**Data extract**
━━━━━━━━━━━━━━━━━━━━━━━━━━━━━━

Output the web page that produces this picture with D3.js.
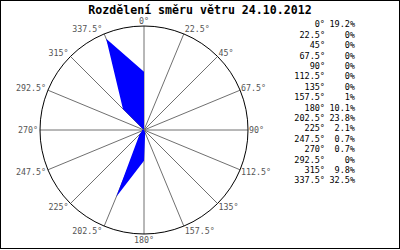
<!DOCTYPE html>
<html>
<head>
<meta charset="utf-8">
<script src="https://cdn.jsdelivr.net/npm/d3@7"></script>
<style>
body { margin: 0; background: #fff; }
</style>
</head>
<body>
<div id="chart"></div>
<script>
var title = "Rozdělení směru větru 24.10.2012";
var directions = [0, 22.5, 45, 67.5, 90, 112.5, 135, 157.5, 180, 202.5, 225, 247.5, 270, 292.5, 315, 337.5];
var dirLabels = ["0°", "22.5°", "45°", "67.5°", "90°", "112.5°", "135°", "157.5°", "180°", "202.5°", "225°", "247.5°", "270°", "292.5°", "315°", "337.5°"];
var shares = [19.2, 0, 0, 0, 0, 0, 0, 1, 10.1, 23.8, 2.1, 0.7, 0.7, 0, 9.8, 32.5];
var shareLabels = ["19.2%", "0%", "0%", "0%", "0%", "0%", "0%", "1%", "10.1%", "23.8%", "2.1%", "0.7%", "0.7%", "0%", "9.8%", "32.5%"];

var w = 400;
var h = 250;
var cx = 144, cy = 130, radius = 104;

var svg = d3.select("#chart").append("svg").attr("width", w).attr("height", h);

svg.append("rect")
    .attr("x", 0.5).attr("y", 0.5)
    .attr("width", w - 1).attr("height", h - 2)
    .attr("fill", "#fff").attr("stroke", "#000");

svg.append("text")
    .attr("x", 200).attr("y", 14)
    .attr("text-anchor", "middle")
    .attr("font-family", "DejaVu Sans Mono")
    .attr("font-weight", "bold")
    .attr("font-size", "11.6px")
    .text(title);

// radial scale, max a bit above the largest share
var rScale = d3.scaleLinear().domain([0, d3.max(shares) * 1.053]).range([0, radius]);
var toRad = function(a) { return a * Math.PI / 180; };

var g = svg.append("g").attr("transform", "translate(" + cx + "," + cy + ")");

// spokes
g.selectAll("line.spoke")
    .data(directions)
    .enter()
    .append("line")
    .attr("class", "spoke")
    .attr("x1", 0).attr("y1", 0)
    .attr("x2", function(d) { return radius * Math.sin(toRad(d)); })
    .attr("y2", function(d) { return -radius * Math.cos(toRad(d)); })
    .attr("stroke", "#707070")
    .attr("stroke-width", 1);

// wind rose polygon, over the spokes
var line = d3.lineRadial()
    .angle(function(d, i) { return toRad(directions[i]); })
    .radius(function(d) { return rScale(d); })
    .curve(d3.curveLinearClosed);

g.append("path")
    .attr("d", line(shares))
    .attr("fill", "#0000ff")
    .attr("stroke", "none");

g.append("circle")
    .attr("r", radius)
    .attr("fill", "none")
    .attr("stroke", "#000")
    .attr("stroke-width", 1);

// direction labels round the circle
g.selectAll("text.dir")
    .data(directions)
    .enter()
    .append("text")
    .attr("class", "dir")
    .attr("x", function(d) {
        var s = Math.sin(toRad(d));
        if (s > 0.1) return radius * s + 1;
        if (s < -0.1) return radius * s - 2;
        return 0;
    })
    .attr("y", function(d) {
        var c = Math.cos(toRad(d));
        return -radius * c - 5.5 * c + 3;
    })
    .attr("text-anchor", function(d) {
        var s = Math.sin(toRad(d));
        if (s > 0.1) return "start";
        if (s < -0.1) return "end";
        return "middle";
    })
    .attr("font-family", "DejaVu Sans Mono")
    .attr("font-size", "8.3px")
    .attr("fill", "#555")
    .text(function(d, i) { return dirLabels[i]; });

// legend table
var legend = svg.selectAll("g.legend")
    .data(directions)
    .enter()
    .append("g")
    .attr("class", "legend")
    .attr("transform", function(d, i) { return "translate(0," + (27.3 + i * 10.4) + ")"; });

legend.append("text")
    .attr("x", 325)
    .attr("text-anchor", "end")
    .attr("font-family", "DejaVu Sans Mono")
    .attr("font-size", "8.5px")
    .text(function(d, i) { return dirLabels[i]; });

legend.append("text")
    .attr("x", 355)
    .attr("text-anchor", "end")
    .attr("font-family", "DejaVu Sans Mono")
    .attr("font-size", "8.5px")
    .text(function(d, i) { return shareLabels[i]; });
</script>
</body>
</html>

━━━━━━━━━━━━━━━━━━━━━━━━━━━━━━

**Required work**
Reproduce the full listing faithfully, but do not carry over any pictures.

**Answer below**
Output the web page that produces this picture with D3.js.
<!DOCTYPE html>
<html>
<head>
<meta charset="utf-8">
<script src="https://cdn.jsdelivr.net/npm/d3@7"></script>
<style>
body { margin: 0; background: #fff; }
</style>
</head>
<body>
<div id="chart"></div>
<script>
var title = "Rozdělení směru větru 24.10.2012";
var directions = [0, 22.5, 45, 67.5, 90, 112.5, 135, 157.5, 180, 202.5, 225, 247.5, 270, 292.5, 315, 337.5];
var dirLabels = ["0°", "22.5°", "45°", "67.5°", "90°", "112.5°", "135°", "157.5°", "180°", "202.5°", "225°", "247.5°", "270°", "292.5°", "315°", "337.5°"];
var shares = [19.2, 0, 0, 0, 0, 0, 0, 1, 10.1, 23.8, 2.1, 0.7, 0.7, 0, 9.8, 32.5];
var shareLabels = ["19.2%", "0%", "0%", "0%", "0%", "0%", "0%", "1%", "10.1%", "23.8%", "2.1%", "0.7%", "0.7%", "0%", "9.8%", "32.5%"];

var w = 400;
var h = 250;
var cx = 144, cy = 130, radius = 104;

var svg = d3.select("#chart").append("svg").attr("width", w).attr("height", h);

svg.append("rect")
    .attr("x", 0.5).attr("y", 0.5)
    .attr("width", w - 1).attr("height", h - 2)
    .attr("fill", "#fff").attr("stroke", "#000");

svg.append("text")
    .attr("x", 200).attr("y", 14)
    .attr("text-anchor", "middle")
    .attr("font-family", "DejaVu Sans Mono")
    .attr("font-weight", "bold")
    .attr("font-size", "11.6px")
    .text(title);

// radial scale, max a bit above the largest share
var rScale = d3.scaleLinear().domain([0, d3.max(shares) * 1.053]).range([0, radius]);
var toRad = function(a) { return a * Math.PI / 180; };

var g = svg.append("g").attr("transform", "translate(" + cx + "," + cy + ")");

// spokes
g.selectAll("line.spoke")
    .data(directions)
    .enter()
    .append("line")
    .attr("class", "spoke")
    .attr("x1", 0).attr("y1", 0)
    .attr("x2", function(d) { return radius * Math.sin(toRad(d)); })
    .attr("y2", function(d) { return -radius * Math.cos(toRad(d)); })
    .attr("stroke", "#707070")
    .attr("stroke-width", 1);

// wind rose polygon, over the spokes
var line = d3.lineRadial()
    .angle(function(d, i) { return toRad(directions[i]); })
    .radius(function(d) { return rScale(d); })
    .curve(d3.curveLinearClosed);

g.append("path")
    .attr("d", line(shares))
    .attr("fill", "#0000ff")
    .attr("stroke", "none");

g.append("circle")
    .attr("r", radius)
    .attr("fill", "none")
    .attr("stroke", "#000")
    .attr("stroke-width", 1);

// direction labels round the circle
g.selectAll("text.dir")
    .data(directions)
    .enter()
    .append("text")
    .attr("class", "dir")
    .attr("x", function(d) {
        var s = Math.sin(toRad(d));
        if (s > 0.1) return radius * s + 1;
        if (s < -0.1) return radius * s - 2;
        return 0;
    })
    .attr("y", function(d) {
        var c = Math.cos(toRad(d));
        return -radius * c - 5.5 * c + 3;
    })
    .attr("text-anchor", function(d) {
        var s = Math.sin(toRad(d));
        if (s > 0.1) return "start";
        if (s < -0.1) return "end";
        return "middle";
    })
    .attr("font-family", "DejaVu Sans Mono")
    .attr("font-size", "8.3px")
    .attr("fill", "#555")
    .text(function(d, i) { return dirLabels[i]; });

// legend table
var legend = svg.selectAll("g.legend")
    .data(directions)
    .enter()
    .append("g")
    .attr("class", "legend")
    .attr("transform", function(d, i) { return "translate(0," + (27.3 + i * 10.4) + ")"; });

legend.append("text")
    .attr("x", 325)
    .attr("text-anchor", "end")
    .attr("font-family", "DejaVu Sans Mono")
    .attr("font-size", "8.5px")
    .text(function(d, i) { return dirLabels[i]; });

legend.append("text")
    .attr("x", 355)
    .attr("text-anchor", "end")
    .attr("font-family", "DejaVu Sans Mono")
    .attr("font-size", "8.5px")
    .text(function(d, i) { return shareLabels[i]; });
</script>
</body>
</html>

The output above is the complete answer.